My rule of thumb from the past experiences is that if you demand a 99.9% uptime for your own systems and you have an in-house auth, then that auth system must have 99.99% reliability. If you are serving auth for OTHERS, then you have a system that can absolutely never be down, and at that point five nines becomes a baseline requirement.
Auth is a critical path component. If your service is in the critical path in both reliability and latency[ß] for third parties, then every one of your failures is magnified by the number of customers getting hit by it.
ß: The current top-voted comment thread includes a mention that latency and response time should also be part of an SLA concern. I agree. For any hot-path system you must be always tracking the latency distribution, both from the service's own viewpoint AND from the point of view of the outside world. The typically useful metrics for that are p95, p99, p999 and max. Yes, max is essential to include: you want to always know what was the worst experience someone/something had during any given time window.
All of those significantly influence the response capability in a way which makes tracking latency next to useless. Maybe there is something we can be doing though. In more than a couple scenarios we do have tracking in place, metrics, and alerting, it just doesn't end up in our SLA.
Funnily enough, looking through your itemisation I spot two groups that would each benefit from their own kinds of latency monitoring. End location and internet connectivity of the client go into the first. Third-party providers go into the second.
For the first, you'd need to have your own probes reporting from the most actively used networks and locations around the world - that would give you a view into the round-trip latency per major network path. For the second, you'd want to track the time spent between the steps that you control - which in turn would give you a good view into the latency-inducing behaviour of the different third-party providers.
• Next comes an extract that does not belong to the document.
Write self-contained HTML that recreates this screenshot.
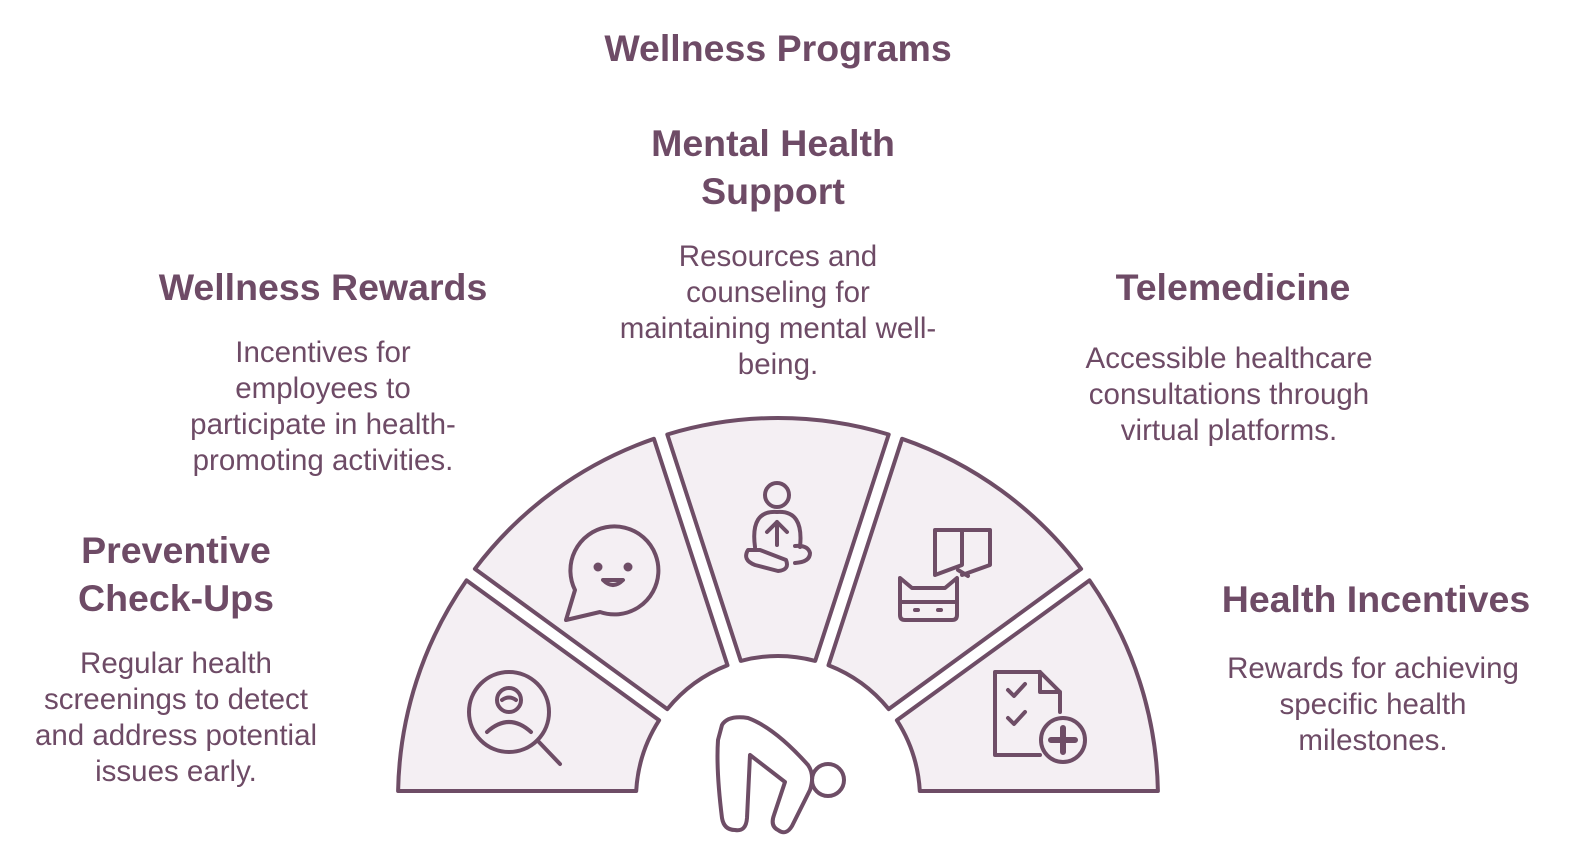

Neither are SLA material but they certainly would be useful during enterprise contract negotiations. (Shooting impossible demands down by showing hard data tends to fend off even the most obstinate objections.)
User-agent and bespoke integrations/workflows are entirely out of your hands, and I agree it's useless to try to measure latency for them specifically.
Disclaimer: I have worked with systems where the internal authX roundtrip has to complete within 1ms, and the corresponding client-facing side has to complete its response within 3ms.